WHAT IS REQUIRED: Restate the lines word for word, from the first line of the records through the line containing "(f3) at (551,407)". Leave out the pictures and anything after that line.

DATA RECORDS:
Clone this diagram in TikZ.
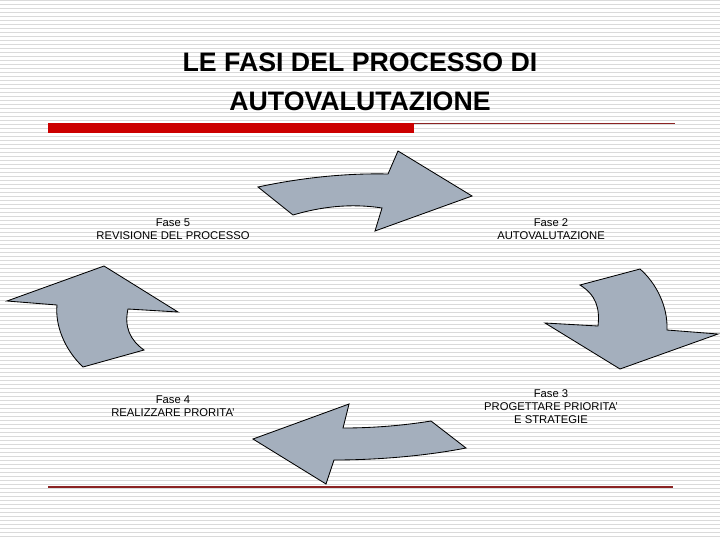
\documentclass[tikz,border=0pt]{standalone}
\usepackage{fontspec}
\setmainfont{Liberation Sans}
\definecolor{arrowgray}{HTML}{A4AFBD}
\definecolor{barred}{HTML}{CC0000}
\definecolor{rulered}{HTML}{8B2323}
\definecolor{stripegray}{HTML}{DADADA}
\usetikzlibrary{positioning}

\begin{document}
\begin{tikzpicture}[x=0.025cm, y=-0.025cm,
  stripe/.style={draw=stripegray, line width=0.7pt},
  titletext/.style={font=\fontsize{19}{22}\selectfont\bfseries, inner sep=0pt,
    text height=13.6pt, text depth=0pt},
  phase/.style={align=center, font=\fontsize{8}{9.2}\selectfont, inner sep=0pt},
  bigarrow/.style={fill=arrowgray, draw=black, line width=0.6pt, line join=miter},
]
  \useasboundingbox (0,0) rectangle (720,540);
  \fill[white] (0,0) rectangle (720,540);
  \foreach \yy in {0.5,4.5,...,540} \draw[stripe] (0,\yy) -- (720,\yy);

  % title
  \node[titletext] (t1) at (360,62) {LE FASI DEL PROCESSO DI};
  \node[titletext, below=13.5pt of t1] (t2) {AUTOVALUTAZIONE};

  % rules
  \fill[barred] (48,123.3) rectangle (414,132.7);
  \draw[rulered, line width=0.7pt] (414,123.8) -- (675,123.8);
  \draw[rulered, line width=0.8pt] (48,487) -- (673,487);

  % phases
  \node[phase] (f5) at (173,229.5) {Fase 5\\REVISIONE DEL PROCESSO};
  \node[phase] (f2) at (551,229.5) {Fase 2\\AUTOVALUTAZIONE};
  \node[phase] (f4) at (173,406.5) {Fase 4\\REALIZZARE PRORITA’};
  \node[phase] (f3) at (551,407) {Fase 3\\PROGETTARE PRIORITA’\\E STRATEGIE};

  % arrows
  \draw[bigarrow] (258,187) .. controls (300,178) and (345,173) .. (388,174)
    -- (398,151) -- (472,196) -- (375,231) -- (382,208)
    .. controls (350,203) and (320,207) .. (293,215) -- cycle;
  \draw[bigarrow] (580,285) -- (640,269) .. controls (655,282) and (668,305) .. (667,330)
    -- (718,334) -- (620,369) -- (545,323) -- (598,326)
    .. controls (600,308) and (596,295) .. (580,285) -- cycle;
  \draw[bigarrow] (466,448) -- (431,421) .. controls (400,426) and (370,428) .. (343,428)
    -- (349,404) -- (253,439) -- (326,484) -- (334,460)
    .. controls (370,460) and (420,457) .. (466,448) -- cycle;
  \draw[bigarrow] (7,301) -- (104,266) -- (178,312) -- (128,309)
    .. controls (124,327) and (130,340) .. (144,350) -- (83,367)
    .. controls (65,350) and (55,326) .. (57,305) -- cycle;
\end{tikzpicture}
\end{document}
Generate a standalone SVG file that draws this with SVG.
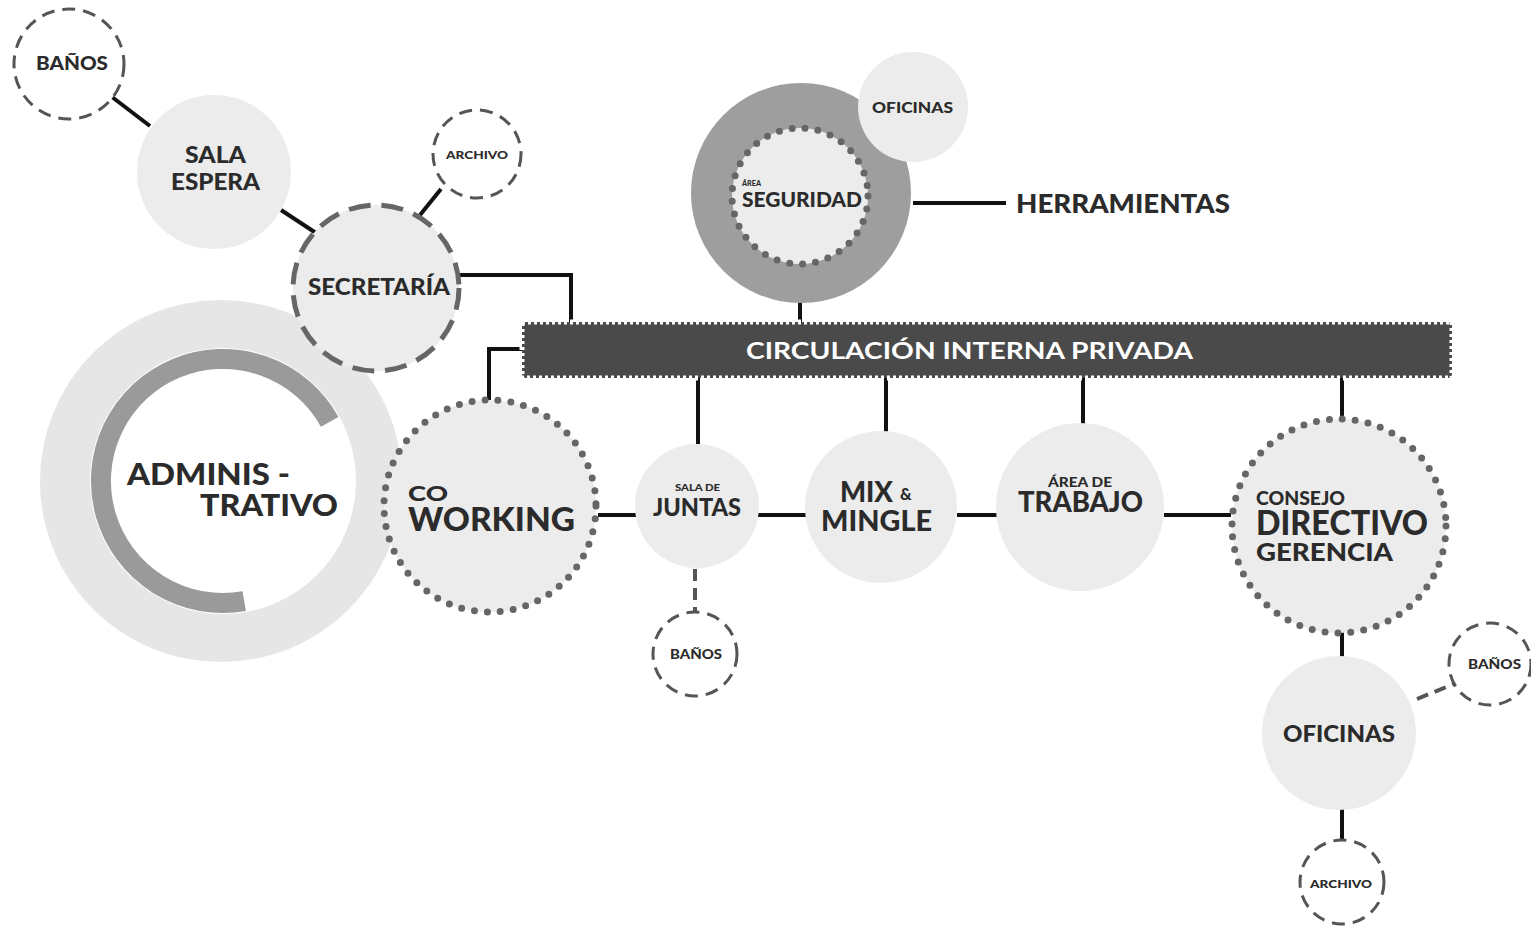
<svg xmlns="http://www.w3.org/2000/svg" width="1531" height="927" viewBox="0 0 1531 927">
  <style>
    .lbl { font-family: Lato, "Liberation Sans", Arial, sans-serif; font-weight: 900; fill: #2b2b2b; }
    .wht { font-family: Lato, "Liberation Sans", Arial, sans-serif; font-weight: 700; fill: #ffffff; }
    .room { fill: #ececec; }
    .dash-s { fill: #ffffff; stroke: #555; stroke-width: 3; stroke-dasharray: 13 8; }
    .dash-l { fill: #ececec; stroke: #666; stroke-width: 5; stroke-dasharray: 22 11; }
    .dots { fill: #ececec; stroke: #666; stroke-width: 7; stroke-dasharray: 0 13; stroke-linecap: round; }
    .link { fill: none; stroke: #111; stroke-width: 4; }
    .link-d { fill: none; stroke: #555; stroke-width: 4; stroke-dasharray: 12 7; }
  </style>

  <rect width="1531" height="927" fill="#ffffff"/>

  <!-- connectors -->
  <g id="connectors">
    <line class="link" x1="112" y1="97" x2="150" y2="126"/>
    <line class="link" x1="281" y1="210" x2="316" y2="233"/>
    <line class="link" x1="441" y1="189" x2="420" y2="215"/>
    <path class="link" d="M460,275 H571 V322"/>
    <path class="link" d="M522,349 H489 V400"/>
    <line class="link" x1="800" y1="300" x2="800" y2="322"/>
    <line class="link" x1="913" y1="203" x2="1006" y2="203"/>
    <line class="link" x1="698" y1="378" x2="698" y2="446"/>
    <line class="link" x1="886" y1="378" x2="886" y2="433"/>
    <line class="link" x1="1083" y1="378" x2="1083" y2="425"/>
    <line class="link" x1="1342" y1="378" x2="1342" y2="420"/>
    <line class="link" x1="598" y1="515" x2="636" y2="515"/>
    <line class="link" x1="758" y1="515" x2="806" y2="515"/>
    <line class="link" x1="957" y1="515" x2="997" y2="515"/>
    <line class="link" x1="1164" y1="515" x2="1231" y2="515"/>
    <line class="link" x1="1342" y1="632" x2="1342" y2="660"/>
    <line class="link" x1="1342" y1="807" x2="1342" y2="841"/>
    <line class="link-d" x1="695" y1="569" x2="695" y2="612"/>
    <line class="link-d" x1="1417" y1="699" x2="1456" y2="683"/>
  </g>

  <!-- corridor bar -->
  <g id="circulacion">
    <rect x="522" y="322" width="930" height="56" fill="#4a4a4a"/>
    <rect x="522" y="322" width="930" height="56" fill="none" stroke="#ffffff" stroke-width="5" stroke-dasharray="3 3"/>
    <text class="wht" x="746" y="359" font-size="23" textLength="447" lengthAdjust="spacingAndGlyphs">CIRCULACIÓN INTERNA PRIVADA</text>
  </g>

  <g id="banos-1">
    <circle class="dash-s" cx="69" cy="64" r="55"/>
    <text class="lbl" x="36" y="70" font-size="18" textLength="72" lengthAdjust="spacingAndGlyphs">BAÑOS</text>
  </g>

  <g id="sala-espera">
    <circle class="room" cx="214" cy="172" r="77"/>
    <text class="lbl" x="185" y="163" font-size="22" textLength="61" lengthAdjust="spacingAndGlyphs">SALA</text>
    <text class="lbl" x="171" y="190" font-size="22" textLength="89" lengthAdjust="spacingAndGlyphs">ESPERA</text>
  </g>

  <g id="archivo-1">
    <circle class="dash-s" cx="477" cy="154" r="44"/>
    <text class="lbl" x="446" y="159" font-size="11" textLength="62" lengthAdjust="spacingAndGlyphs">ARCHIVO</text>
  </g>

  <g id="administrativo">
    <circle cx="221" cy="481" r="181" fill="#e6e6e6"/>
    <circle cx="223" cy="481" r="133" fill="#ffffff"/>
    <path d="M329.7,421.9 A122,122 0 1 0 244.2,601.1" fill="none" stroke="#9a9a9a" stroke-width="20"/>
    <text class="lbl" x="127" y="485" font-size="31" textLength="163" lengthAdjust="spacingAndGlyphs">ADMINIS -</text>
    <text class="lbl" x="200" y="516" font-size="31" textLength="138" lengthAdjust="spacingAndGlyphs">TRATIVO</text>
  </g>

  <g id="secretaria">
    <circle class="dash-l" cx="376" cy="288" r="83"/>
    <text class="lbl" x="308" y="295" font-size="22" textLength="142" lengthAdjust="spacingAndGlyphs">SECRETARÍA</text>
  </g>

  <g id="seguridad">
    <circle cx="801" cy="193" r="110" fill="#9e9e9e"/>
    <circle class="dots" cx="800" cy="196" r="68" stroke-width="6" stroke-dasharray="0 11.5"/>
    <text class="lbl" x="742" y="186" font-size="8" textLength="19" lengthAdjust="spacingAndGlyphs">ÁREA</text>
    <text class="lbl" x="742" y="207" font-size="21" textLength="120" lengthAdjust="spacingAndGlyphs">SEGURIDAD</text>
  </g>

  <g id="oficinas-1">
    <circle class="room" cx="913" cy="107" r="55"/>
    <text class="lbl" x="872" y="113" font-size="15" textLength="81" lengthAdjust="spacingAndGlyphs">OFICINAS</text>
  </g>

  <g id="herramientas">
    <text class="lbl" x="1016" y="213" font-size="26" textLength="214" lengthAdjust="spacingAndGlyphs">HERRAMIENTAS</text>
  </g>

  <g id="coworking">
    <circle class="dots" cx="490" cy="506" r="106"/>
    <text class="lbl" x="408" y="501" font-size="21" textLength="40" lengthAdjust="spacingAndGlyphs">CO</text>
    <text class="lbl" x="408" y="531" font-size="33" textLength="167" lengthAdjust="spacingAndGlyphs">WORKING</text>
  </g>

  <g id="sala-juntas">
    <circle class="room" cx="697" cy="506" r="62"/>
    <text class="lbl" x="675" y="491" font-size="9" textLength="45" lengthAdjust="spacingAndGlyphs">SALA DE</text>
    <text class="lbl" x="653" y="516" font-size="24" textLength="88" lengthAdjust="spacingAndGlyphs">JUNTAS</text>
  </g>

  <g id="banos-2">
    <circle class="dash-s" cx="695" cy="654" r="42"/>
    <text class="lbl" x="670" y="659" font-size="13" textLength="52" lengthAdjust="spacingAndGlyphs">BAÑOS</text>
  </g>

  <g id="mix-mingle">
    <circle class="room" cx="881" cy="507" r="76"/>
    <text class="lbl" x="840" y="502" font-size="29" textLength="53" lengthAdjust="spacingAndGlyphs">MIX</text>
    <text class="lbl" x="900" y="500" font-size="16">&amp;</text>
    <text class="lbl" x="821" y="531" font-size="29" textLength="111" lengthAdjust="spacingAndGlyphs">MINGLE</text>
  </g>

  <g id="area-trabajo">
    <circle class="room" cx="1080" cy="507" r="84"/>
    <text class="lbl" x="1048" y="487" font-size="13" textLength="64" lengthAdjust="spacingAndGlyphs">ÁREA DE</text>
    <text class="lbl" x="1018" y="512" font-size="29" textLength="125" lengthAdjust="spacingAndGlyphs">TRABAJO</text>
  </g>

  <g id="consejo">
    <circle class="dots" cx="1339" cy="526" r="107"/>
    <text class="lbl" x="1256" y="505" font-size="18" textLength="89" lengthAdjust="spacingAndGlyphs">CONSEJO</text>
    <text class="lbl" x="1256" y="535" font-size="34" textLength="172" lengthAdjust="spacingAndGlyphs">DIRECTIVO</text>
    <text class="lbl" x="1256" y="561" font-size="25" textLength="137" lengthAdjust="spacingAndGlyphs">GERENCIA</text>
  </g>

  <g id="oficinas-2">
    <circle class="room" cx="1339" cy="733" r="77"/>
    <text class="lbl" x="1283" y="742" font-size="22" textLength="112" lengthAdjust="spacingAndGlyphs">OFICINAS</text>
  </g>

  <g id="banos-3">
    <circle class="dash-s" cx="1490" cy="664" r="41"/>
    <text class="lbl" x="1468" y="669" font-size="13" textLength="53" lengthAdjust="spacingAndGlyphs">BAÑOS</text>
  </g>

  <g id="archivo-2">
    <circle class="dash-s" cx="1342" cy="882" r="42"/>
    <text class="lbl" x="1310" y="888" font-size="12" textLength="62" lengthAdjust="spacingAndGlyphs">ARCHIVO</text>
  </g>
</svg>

WRITTEN RESPONSE:
Clone this diagram in TikZ.
\documentclass[tikz,border=0pt]{standalone}
\usepackage{fontspec}
\setmainfont{Liberation Sans}
\definecolor{arrowgray}{HTML}{A4AFBD}
\definecolor{barred}{HTML}{CC0000}
\definecolor{rulered}{HTML}{8B2323}
\definecolor{stripegray}{HTML}{DADADA}
\usetikzlibrary{positioning}

\begin{document}
\begin{tikzpicture}[x=0.025cm, y=-0.025cm,
  stripe/.style={draw=stripegray, line width=0.7pt},
  titletext/.style={font=\fontsize{19}{22}\selectfont\bfseries, inner sep=0pt,
    text height=13.6pt, text depth=0pt},
  phase/.style={align=center, font=\fontsize{8}{9.2}\selectfont, inner sep=0pt},
  bigarrow/.style={fill=arrowgray, draw=black, line width=0.6pt, line join=miter},
]
  \useasboundingbox (0,0) rectangle (720,540);
  \fill[white] (0,0) rectangle (720,540);
  \foreach \yy in {0.5,4.5,...,540} \draw[stripe] (0,\yy) -- (720,\yy);

  % title
  \node[titletext] (t1) at (360,62) {LE FASI DEL PROCESSO DI};
  \node[titletext, below=13.5pt of t1] (t2) {AUTOVALUTAZIONE};

  % rules
  \fill[barred] (48,123.3) rectangle (414,132.7);
  \draw[rulered, line width=0.7pt] (414,123.8) -- (675,123.8);
  \draw[rulered, line width=0.8pt] (48,487) -- (673,487);

  % phases
  \node[phase] (f5) at (173,229.5) {Fase 5\\REVISIONE DEL PROCESSO};
  \node[phase] (f2) at (551,229.5) {Fase 2\\AUTOVALUTAZIONE};
  \node[phase] (f4) at (173,406.5) {Fase 4\\REALIZZARE PRORITA’};
  \node[phase] (f3) at (551,407) {Fase 3\\PROGETTARE PRIORITA’\\E STRATEGIE};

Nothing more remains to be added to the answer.